* Instructions for the task *
Can you set down, exactly as they appear below, the lines from the opening of the material through the one bearing "x_ticks = [30, 40, 50, 60]", minus the pictures?

* Data excerpts *
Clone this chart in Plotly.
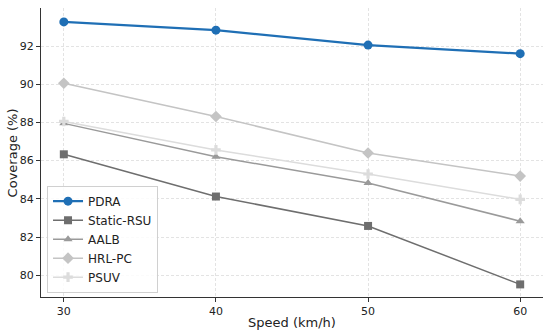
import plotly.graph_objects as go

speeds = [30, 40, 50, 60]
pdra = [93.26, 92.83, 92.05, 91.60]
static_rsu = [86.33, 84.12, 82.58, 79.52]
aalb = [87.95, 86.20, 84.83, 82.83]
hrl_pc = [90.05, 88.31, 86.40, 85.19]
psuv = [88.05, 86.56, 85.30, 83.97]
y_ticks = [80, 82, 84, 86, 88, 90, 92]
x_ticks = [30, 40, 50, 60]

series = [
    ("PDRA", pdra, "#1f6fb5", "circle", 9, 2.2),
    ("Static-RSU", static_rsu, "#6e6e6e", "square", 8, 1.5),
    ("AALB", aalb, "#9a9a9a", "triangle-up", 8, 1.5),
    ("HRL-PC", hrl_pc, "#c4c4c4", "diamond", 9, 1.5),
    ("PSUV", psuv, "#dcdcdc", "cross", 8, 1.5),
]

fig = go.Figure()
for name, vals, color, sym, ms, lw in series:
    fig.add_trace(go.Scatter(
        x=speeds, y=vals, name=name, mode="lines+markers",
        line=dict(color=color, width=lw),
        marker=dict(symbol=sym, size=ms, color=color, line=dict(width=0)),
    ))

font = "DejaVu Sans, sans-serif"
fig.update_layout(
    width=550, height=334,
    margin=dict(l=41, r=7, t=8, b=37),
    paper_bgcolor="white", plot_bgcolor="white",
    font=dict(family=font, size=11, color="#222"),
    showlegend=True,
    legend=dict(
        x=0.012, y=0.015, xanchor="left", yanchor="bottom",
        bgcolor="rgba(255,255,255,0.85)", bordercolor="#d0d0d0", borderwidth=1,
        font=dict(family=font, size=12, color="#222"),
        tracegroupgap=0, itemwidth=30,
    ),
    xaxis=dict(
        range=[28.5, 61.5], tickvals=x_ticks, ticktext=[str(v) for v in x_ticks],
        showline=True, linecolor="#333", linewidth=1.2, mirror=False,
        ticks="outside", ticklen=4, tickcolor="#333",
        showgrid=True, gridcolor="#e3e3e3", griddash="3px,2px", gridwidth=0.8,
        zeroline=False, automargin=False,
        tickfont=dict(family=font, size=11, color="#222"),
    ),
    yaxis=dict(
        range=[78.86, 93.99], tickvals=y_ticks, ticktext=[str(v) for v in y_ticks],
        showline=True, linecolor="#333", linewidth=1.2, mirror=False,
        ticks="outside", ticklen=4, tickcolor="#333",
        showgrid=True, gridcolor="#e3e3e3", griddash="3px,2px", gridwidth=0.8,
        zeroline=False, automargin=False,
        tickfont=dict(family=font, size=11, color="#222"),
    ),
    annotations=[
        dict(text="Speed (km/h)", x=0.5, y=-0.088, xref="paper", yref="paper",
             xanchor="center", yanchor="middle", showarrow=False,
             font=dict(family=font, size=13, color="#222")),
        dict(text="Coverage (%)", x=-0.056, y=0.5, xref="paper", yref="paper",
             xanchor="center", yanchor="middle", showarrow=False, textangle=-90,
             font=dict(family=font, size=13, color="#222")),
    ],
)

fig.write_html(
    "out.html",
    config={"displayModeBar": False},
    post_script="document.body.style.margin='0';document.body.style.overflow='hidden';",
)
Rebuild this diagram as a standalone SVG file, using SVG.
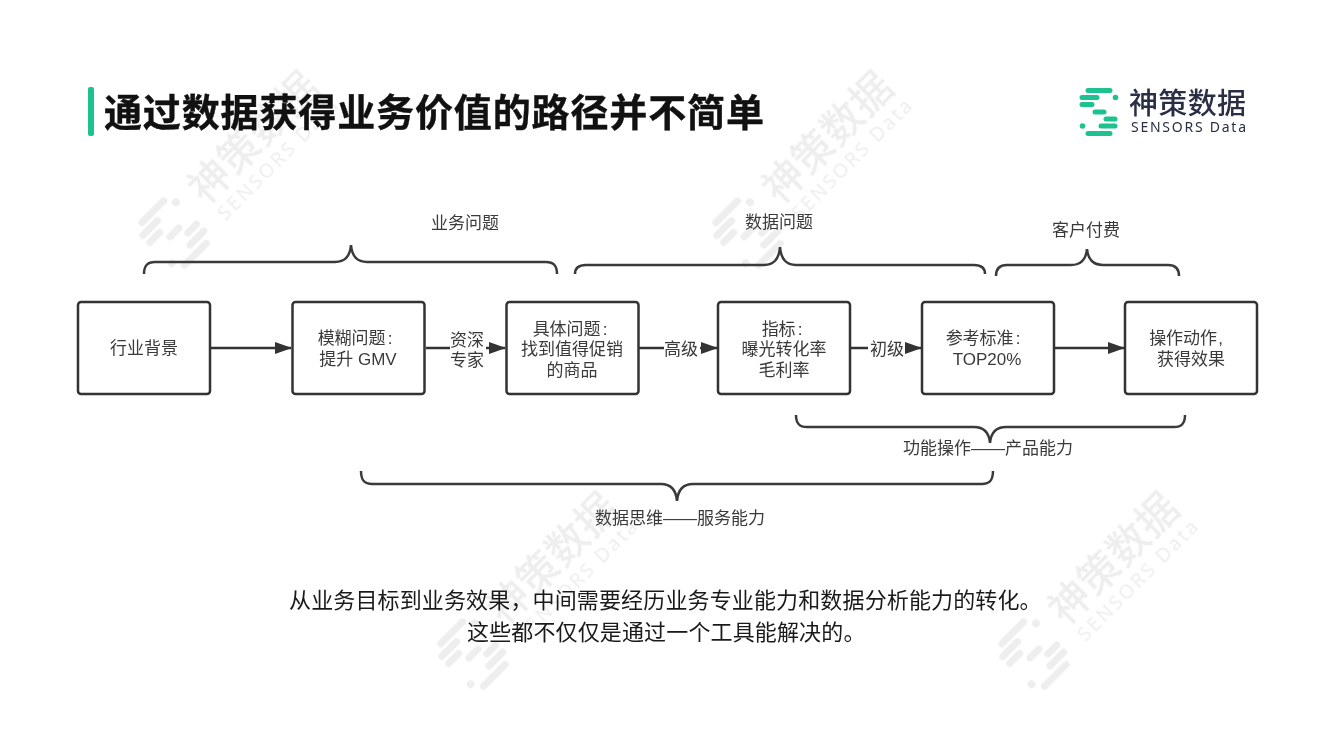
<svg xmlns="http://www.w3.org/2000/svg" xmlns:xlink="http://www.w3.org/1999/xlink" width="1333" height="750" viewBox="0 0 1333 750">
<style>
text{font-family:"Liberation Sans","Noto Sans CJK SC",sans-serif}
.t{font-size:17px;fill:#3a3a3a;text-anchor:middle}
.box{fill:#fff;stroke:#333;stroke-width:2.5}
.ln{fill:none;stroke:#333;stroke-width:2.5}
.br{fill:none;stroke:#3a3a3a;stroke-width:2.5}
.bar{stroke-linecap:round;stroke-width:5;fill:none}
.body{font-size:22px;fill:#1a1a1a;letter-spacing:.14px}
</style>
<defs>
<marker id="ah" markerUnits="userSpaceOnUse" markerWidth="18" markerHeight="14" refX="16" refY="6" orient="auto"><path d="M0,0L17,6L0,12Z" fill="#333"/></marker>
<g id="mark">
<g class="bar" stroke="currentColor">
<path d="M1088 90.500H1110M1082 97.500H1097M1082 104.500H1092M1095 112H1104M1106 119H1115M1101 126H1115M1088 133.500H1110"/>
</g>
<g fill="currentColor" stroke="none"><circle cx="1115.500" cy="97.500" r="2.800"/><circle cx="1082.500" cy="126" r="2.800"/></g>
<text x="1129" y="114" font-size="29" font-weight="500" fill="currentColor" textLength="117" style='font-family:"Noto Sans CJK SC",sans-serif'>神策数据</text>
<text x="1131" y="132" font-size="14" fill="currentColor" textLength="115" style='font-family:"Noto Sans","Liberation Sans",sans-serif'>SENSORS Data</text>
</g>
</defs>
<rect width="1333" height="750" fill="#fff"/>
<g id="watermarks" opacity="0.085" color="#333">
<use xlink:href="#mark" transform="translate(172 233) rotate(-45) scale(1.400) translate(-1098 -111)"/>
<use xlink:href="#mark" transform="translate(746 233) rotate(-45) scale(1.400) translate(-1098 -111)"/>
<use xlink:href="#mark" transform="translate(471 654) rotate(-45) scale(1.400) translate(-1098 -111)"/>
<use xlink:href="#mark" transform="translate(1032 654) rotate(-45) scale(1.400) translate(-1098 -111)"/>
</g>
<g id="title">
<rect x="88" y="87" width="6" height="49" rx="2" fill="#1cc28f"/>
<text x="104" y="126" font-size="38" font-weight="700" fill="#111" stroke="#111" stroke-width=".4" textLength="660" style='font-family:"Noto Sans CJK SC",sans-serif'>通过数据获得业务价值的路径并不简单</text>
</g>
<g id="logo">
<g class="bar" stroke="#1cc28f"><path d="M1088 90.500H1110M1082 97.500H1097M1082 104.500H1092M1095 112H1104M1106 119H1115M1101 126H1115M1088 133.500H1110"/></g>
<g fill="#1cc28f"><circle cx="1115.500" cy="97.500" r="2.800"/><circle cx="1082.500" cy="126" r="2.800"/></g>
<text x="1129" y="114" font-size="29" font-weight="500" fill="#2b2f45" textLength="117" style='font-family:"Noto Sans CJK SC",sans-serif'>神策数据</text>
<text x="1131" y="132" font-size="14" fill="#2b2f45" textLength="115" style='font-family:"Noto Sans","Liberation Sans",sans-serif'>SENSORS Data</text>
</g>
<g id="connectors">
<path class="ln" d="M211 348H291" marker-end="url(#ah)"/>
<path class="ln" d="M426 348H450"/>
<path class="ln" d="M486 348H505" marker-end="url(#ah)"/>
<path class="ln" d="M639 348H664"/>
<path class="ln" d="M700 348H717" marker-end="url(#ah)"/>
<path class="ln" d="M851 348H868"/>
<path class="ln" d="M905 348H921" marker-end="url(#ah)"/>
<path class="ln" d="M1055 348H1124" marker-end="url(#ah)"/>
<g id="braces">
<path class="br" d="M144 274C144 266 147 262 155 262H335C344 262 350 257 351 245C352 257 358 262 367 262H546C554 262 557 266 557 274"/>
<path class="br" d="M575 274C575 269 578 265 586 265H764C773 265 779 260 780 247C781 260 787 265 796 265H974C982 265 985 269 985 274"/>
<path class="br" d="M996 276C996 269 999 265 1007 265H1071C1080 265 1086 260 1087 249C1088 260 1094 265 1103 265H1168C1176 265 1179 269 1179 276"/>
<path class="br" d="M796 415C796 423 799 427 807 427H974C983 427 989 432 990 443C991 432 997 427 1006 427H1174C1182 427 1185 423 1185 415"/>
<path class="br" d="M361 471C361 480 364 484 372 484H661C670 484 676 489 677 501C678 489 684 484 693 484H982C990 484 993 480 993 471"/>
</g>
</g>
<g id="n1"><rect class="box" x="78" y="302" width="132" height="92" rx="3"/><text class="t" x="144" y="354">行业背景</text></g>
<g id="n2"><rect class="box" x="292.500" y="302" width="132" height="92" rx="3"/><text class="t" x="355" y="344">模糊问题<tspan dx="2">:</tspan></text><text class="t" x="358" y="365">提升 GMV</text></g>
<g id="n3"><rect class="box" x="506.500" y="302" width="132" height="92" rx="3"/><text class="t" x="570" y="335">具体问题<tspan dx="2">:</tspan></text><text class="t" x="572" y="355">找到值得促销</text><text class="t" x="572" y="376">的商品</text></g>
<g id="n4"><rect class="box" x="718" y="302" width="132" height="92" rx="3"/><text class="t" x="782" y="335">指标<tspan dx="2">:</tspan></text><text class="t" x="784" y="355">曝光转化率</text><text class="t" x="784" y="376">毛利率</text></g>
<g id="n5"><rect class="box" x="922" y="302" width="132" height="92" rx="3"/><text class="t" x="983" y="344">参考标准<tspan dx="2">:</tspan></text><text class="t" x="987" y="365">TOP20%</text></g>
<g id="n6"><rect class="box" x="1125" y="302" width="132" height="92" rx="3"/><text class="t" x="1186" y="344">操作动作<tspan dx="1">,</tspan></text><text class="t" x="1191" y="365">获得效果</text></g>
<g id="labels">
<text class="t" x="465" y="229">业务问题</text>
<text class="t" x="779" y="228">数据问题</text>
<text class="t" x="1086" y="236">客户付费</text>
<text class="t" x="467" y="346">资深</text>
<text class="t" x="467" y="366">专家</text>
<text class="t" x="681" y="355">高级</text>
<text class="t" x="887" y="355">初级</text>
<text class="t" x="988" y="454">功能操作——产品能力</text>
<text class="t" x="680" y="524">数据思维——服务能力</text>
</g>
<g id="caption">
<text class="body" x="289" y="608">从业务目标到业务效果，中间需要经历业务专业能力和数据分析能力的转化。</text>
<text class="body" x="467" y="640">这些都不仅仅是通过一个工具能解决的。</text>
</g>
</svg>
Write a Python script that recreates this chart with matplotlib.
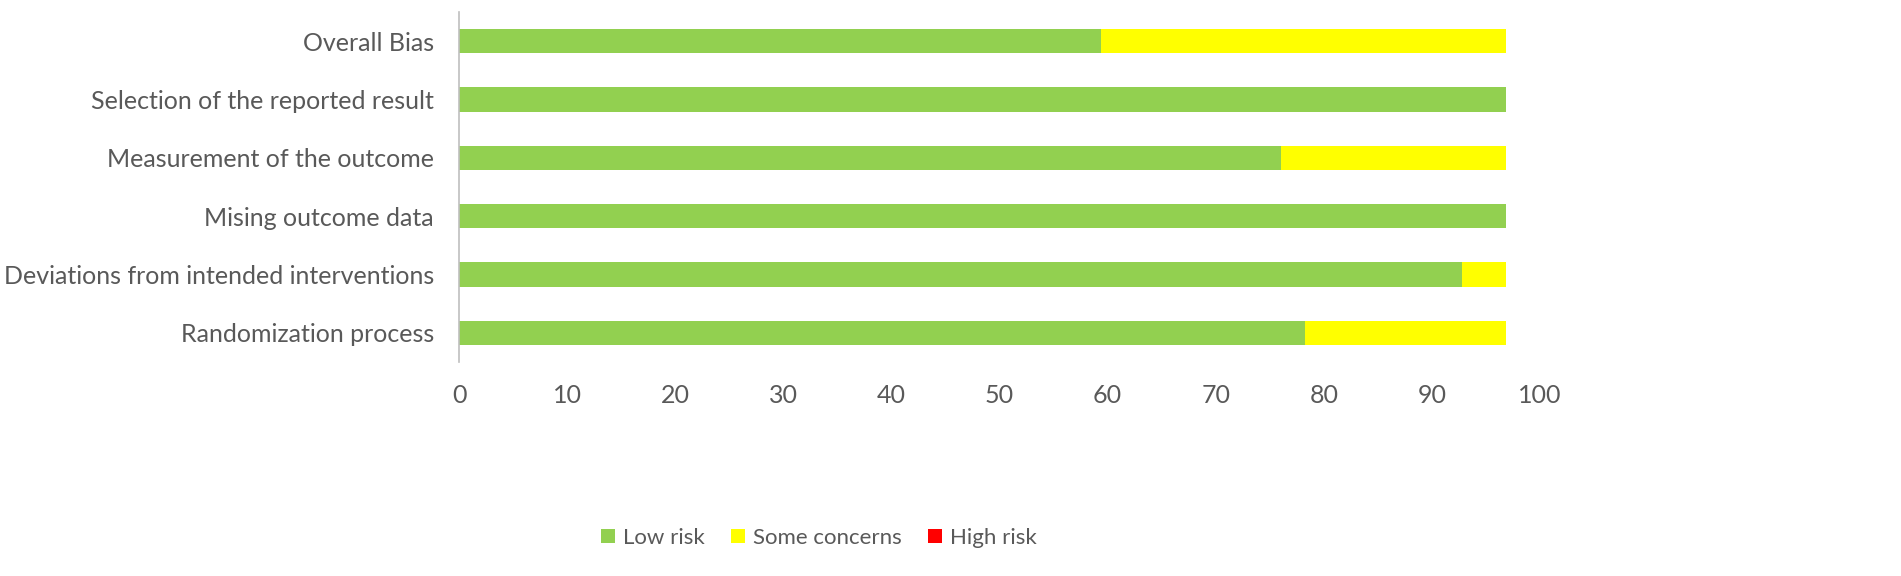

* The reply *
Clone this chart in Plotly.
import plotly.graph_objects as go

speeds = [30, 40, 50, 60]
pdra = [93.26, 92.83, 92.05, 91.60]
static_rsu = [86.33, 84.12, 82.58, 79.52]
aalb = [87.95, 86.20, 84.83, 82.83]
hrl_pc = [90.05, 88.31, 86.40, 85.19]
psuv = [88.05, 86.56, 85.30, 83.97]
y_ticks = [80, 82, 84, 86, 88, 90, 92]
x_ticks = [30, 40, 50, 60]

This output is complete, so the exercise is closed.